Despite its Iranian and Zoroastrian origins, Nowruz is celebrated by diverse communities around the world. It has been celebrated for over 3,000 years in Western Asia, Central Asia, South Asia, the Caucasus, the Black Sea Basin and the Balkans. It is a secular holiday for most celebrants and enjoyed by people of several different faiths, but also remains a holy day for Zoroastrians, Bahais and some Muslim communities. Due to its historical depth and cultural richness, the United Nations, in 2010, decided to mark March 21 as the International Day of Nowruz.
The ceremonies surrounding Nowruz centre on community, family and a deep respect for tradition. The idea, in keeping with Nowruz’s overarching theme of renewal, is to cleanse away the past year so you can start the new one refreshed and renewed.

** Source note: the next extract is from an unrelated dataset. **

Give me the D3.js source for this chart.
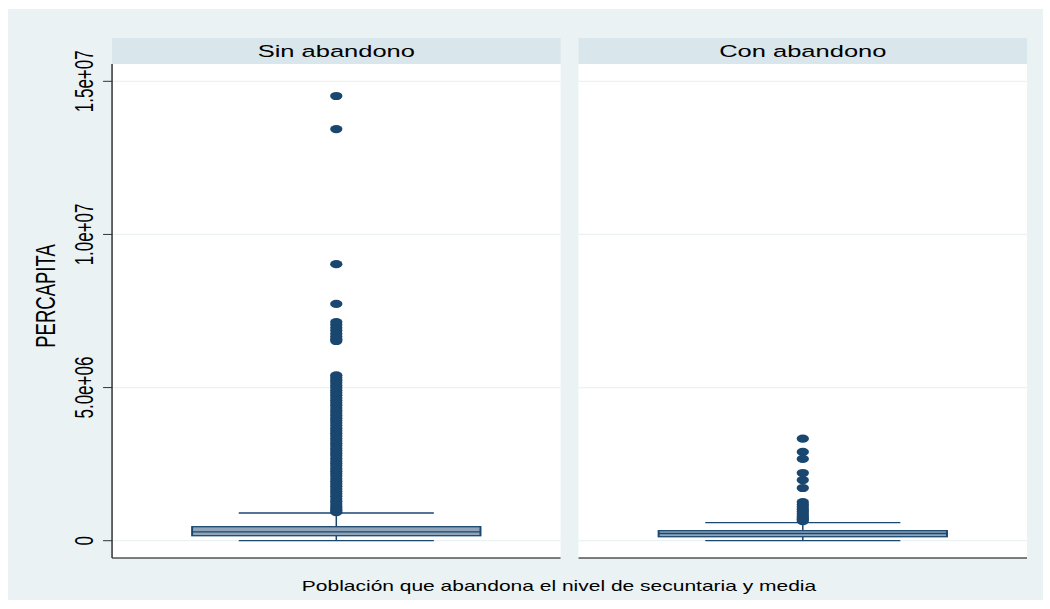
<!DOCTYPE html>
<html>
<head>
<meta charset="utf-8">
<script src="https://cdn.jsdelivr.net/npm/d3@7"></script>
<style>
  body { margin: 0; background: #fff; }
  svg { display: block; font-family: "Liberation Sans", Arial, Helvetica, sans-serif; }
</style>
</head>
<body>
<div id="chart"></div>
<script>
// panels (facets)
const groups = ['Sin abandono', 'Con abandono'];

// box plot summaries
const lowerWhisker = [0, 0];
const q1 = [163000, 130000];
const median = [290000, 235000];
const q3 = [457000, 327000];
const upperWhisker = [905000, 588000];

// outside values
const outliersSin = [
  14520000, 13440000, 9030000, 7730000,
  7140000, 7050000, 6950000, 6860000, 6760000, 6660000, 6580000, 6520000,
  5400000, 5320000, 5240000, 5160000, 5070000, 4990000, 4910000, 4830000,
  4750000, 4660000, 4580000, 4500000, 4420000, 4330000, 4250000, 4170000,
  4090000, 4000000, 3920000, 3840000, 3760000, 3670000, 3590000, 3510000,
  3430000, 3340000, 3260000, 3180000, 3100000, 3010000, 2930000, 2850000,
  2770000, 2680000, 2600000, 2520000, 2440000, 2350000, 2270000, 2190000,
  2110000, 2020000, 1940000, 1860000, 1780000, 1690000, 1610000, 1530000,
  1450000, 1360000, 1280000, 1200000, 1120000, 1050000, 990000, 930000,
];
const outliersCon = [
  3330000, 2900000, 2670000, 2210000, 1980000, 1720000,
  1260000, 1180000, 1100000, 1020000, 950000, 880000, 810000, 750000, 700000, 640000,
];

const yTicks = [0, 5000000, 10000000, 15000000];
const yTickLabels = ['0', '5.0e+06', '1.0e+07', '1.5e+07'];

const outliers = [outliersSin, outliersCon];

// the picture is drawn in a 700 wide space and stretched to 1050
const W = 700;
const H = 609;
const plotTop = 64;
const plotBottom = 558;
const stripTop = 38;

const navy = '#1a476f';

const svg = d3.select('#chart').append('svg')
  .attr('width', 1050)
  .attr('height', H)
  .attr('viewBox', `0 0 ${W} ${H}`)
  .attr('preserveAspectRatio', 'none');

svg.append('rect')
  .attr('x', 5.3).attr('y', 9)
  .attr('width', 690).attr('height', 591)
  .attr('fill', '#eaf2f3');

const x = d3.scaleBand()
  .domain(groups)
  .range([74.7, 684.7])
  .paddingInner(0.0386);

const y = d3.scaleLinear()
  .domain([0, 15000000])
  .range([540.7, 81.3]);

const bw = x.bandwidth();
const boxW = bw * 0.643;
const capW = bw * 0.435;

const panel = svg.selectAll('.panel')
  .data(groups)
  .enter()
  .append('g')
  .attr('class', 'panel')
  .attr('transform', (d) => `translate(${x(d)},0)`);

// strip
panel.append('rect')
  .attr('y', stripTop)
  .attr('width', bw)
  .attr('height', plotTop - stripTop)
  .attr('fill', '#d9e6eb');

panel.append('text')
  .attr('x', bw / 2)
  .attr('y', 57)
  .attr('text-anchor', 'middle')
  .attr('font-size', 17)
  .attr('fill', '#000')
  .text((d) => d);

// plot region
panel.append('rect')
  .attr('y', plotTop)
  .attr('width', bw)
  .attr('height', plotBottom - plotTop)
  .attr('fill', '#fff');

// grid lines
panel.selectAll('.grid')
  .data(yTicks)
  .enter()
  .append('line')
  .attr('x1', 0)
  .attr('x2', bw)
  .attr('y1', (d) => y(d))
  .attr('y2', (d) => y(d))
  .attr('stroke', '#eaf2f3')
  .attr('stroke-width', 1.2);

// x axis line
panel.append('line')
  .attr('x1', 0).attr('x2', bw)
  .attr('y1', plotBottom).attr('y2', plotBottom)
  .attr('stroke', '#000')
  .attr('stroke-width', 1);

// boxes
const cx = bw / 2;
panel.each(function (d, i) {
  const g = d3.select(this);

  // whiskers
  g.append('line')
    .attr('x1', cx).attr('x2', cx)
    .attr('y1', y(q3[i])).attr('y2', y(upperWhisker[i]))
    .attr('stroke', navy).attr('stroke-width', 1);
  g.append('line')
    .attr('x1', cx).attr('x2', cx)
    .attr('y1', y(q1[i])).attr('y2', y(lowerWhisker[i]))
    .attr('stroke', navy).attr('stroke-width', 1);
  [upperWhisker[i], lowerWhisker[i]].forEach((v) => {
    g.append('line')
      .attr('x1', cx - capW / 2).attr('x2', cx + capW / 2)
      .attr('y1', y(v)).attr('y2', y(v))
      .attr('stroke', navy).attr('stroke-width', 1.3);
  });

  g.append('rect')
    .attr('x', cx - boxW / 2)
    .attr('y', y(q3[i]))
    .attr('width', boxW)
    .attr('height', y(q1[i]) - y(q3[i]))
    .attr('fill', '#90a5ba')
    .attr('stroke', navy)
    .attr('stroke-width', 1.3);

  g.append('line')
    .attr('x1', cx - boxW / 2).attr('x2', cx + boxW / 2)
    .attr('y1', y(median[i])).attr('y2', y(median[i]))
    .attr('stroke', navy).attr('stroke-width', 1.3);

  g.selectAll('.dot')
    .data(outliers[i])
    .enter()
    .append('circle')
    .attr('cx', cx)
    .attr('cy', (v) => y(v))
    .attr('r', 4.1)
    .attr('fill', navy);
});

// y axis
const yAxisX = x(groups[0]);
svg.append('line')
  .attr('x1', yAxisX).attr('x2', yAxisX)
  .attr('y1', plotTop).attr('y2', plotBottom)
  .attr('stroke', '#333')
  .attr('stroke-width', 1);

svg.selectAll('.ytick')
  .data(yTicks)
  .enter()
  .append('line')
  .attr('x1', yAxisX - 6).attr('x2', yAxisX)
  .attr('y1', (d) => y(d)).attr('y2', (d) => y(d))
  .attr('stroke', '#333')
  .attr('stroke-width', 1);

svg.selectAll('.ylab')
  .data(yTicks)
  .enter()
  .append('text')
  .attr('transform', (d) => `translate(62,${y(d)}) rotate(-90)`)
  .attr('text-anchor', 'middle')
  .attr('font-size', 17)
  .attr('fill', '#000')
  .text((d, i) => yTickLabels[i]);

svg.append('text')
  .attr('transform', 'translate(36.7,296) rotate(-90)')
  .attr('text-anchor', 'middle')
  .attr('font-size', 18.5)
  .attr('fill', '#000')
  .text('PERCAPITA');

svg.append('text')
  .attr('x', (301 + 817) / 2 / 1.5)
  .attr('y', 591.5)
  .attr('text-anchor', 'middle')
  .attr('font-size', 14)
  .attr('fill', '#000')
  .text('Población que abandona el nivel de secuntaria y media');
</script>
</body>
</html>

Nowruz is less about a single day than a general celebration of being able to wipe away the dust, grime and sadness of the old in order to start a new. It is about closing the door on one chapter and turning the page to the next one with excitement instead of fear. It is about the endless possibilities that come with a blank slate.
Most importantly, Nowruz plays a significant role in strengthening the ties among people based on mutual respect and the ideals of peace and good neighbourliness.
On behalf of the Edmund Rice Centre’s staff, supporters and community, we wish peace, health and happiness to all those who celebrate Nowruz.